With nine critically acclaimed one-hour comedy specials under his belt, plus five seasons in his own series, The Ron James Show, this silver-tongued road warrior keeps delivering laughs with fodder ripped out of the news headlines.

He’s travelled the country east to west, top to bottom. But the road was never easy.

Born into a long line of coal miners and seafarers, the Halifax-raised James attended Acadia University studying history and political science to become a teacher.

“At Acadia, we did plays. A buddy and I were in variety shows and we had such a riot. I was always funny in school and this was natural for me.”

In 1977, he had an epiphany watching Saturday Night Live. After graduating, he moved to Toronto and joined The Second City acting troupe.
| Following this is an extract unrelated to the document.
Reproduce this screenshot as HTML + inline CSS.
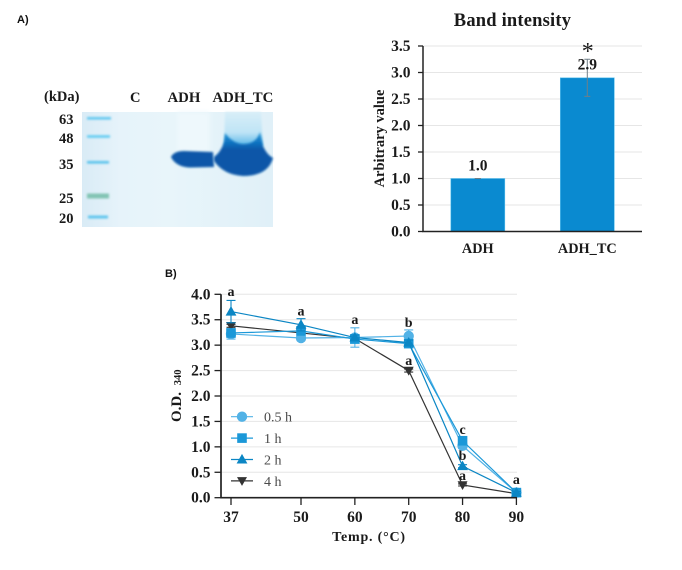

“I started doing improv and once I got the acting bug and could get laughs, I knew I had to commit myself. This was the language I could use to make sense of the world.”

Full of hope for a bright future, James moved to Los Angeles to try his luck at a series that was cancelled. Without any kind of contract, the competition was brutal.

He went to 81 commercial auditions before landing a role as a spokesman for Texas Tourism. Although the commercial ran about 20 times daily for about 14 weeks, his total take was $415.

The comedy club, The Improv on Melrose Avenue, started accepting new standup comics and threw the names in a hat for a five-minute gig on pre-selected nights. When James added his name to the pile, more than 300 comedians were ahead of him.

After a struggle accumulating $47,000 US in debt and a wife and daughter to feed, he returned to Canada.

“After one year of being unemployed in Los Angeles, I wanted to be in charge of my life. I started doing amateur night in 2001 and hit the road for eight years. And then I started doing TV specials, comedy festivals and the Just for Laughs Festival.”

And then he started writing specials for CBC that raised the bar on social, political, religious, cultural and historical issues.

“I became an equal opportunity offender. In the states, you can pick one side or the other and you still have a big audience. In Canada we don’t have that luxury. If there was anything I learned at CBC, it was to be affably subversive without offending an audience.

“One thing Keith Richards taught me is give the audience what they paid for. You strike a balance between artistic need and audience expectations, but you never underestimate the audience.”

James is also releasing a book, All Over the Map, in the fall of 2019. Not only does it provide an insider peek into his life, but it shows every sign of pointing to another tour.